::: Provided material :::

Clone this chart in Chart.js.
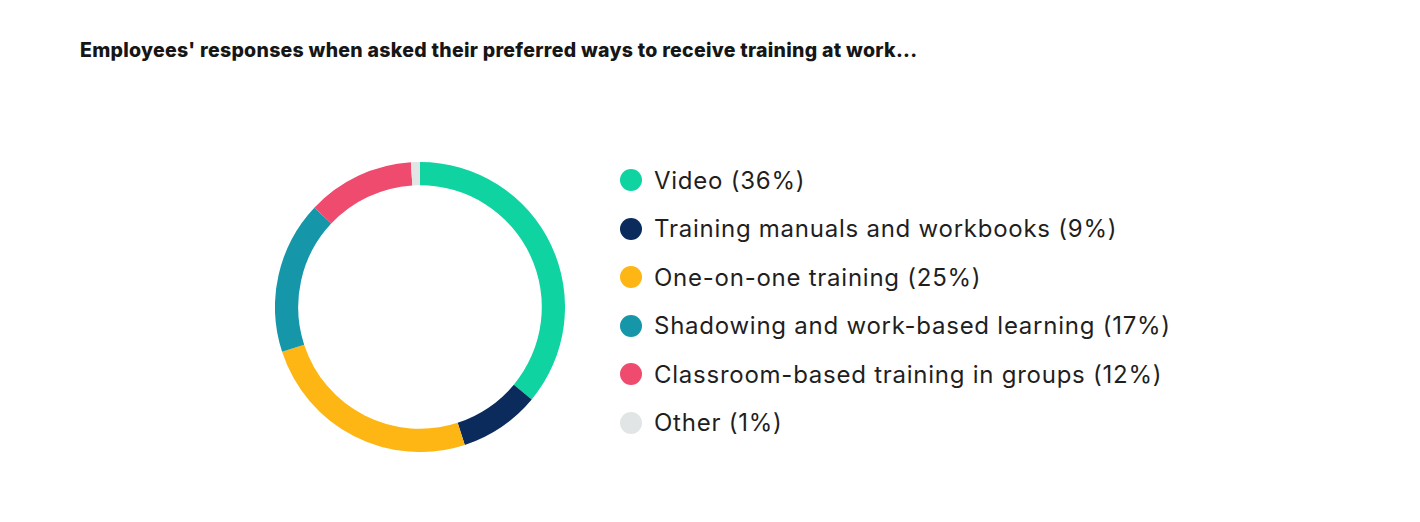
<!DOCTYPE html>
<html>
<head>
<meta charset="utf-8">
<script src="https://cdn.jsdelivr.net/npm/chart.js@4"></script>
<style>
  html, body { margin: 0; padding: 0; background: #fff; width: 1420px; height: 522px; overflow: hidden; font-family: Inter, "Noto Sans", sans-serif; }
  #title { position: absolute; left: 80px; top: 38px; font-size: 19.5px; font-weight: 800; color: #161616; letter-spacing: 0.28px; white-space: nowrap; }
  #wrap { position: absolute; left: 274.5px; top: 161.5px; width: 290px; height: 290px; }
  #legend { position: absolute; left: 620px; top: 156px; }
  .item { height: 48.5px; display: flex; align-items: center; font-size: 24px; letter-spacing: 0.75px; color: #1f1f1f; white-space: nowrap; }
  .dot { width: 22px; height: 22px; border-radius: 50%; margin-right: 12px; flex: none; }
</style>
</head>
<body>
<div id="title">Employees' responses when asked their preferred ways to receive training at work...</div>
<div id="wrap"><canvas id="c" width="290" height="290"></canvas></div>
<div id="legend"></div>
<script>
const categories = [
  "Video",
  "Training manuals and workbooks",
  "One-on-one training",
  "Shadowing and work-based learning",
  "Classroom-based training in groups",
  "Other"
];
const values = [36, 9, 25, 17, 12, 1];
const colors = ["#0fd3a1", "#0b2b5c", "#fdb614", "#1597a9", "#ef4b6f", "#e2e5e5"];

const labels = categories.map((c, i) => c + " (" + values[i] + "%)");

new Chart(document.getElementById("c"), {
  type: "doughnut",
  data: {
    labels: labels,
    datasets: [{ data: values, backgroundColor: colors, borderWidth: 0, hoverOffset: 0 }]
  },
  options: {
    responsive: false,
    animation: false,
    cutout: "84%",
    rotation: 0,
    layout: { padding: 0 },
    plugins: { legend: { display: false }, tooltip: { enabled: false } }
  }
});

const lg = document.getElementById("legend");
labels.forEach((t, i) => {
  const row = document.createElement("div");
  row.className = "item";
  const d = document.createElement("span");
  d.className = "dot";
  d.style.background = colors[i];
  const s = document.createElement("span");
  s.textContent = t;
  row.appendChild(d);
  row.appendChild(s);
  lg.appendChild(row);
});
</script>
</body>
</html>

:::

To do
Every line of the data above should be quoted exactly. Omit the pictures.

Complete response
Clone this chart in Chart.js.
<!DOCTYPE html>
<html>
<head>
<meta charset="utf-8">
<script src="https://cdn.jsdelivr.net/npm/chart.js@4"></script>
<style>
  html, body { margin: 0; padding: 0; background: #fff; width: 1420px; height: 522px; overflow: hidden; font-family: Inter, "Noto Sans", sans-serif; }
  #title { position: absolute; left: 80px; top: 38px; font-size: 19.5px; font-weight: 800; color: #161616; letter-spacing: 0.28px; white-space: nowrap; }
  #wrap { position: absolute; left: 274.5px; top: 161.5px; width: 290px; height: 290px; }
  #legend { position: absolute; left: 620px; top: 156px; }
  .item { height: 48.5px; display: flex; align-items: center; font-size: 24px; letter-spacing: 0.75px; color: #1f1f1f; white-space: nowrap; }
  .dot { width: 22px; height: 22px; border-radius: 50%; margin-right: 12px; flex: none; }
</style>
</head>
<body>
<div id="title">Employees' responses when asked their preferred ways to receive training at work...</div>
<div id="wrap"><canvas id="c" width="290" height="290"></canvas></div>
<div id="legend"></div>
<script>
const categories = [
  "Video",
  "Training manuals and workbooks",
  "One-on-one training",
  "Shadowing and work-based learning",
  "Classroom-based training in groups",
  "Other"
];
const values = [36, 9, 25, 17, 12, 1];
const colors = ["#0fd3a1", "#0b2b5c", "#fdb614", "#1597a9", "#ef4b6f", "#e2e5e5"];

const labels = categories.map((c, i) => c + " (" + values[i] + "%)");

new Chart(document.getElementById("c"), {
  type: "doughnut",
  data: {
    labels: labels,
    datasets: [{ data: values, backgroundColor: colors, borderWidth: 0, hoverOffset: 0 }]
  },
  options: {
    responsive: false,
    animation: false,
    cutout: "84%",
    rotation: 0,
    layout: { padding: 0 },
    plugins: { legend: { display: false }, tooltip: { enabled: false } }
  }
});

const lg = document.getElementById("legend");
labels.forEach((t, i) => {
  const row = document.createElement("div");
  row.className = "item";
  const d = document.createElement("span");
  d.className = "dot";
  d.style.background = colors[i];
  const s = document.createElement("span");
  s.textContent = t;
  row.appendChild(d);
  row.appendChild(s);
  lg.appendChild(row);
});
</script>
</body>
</html>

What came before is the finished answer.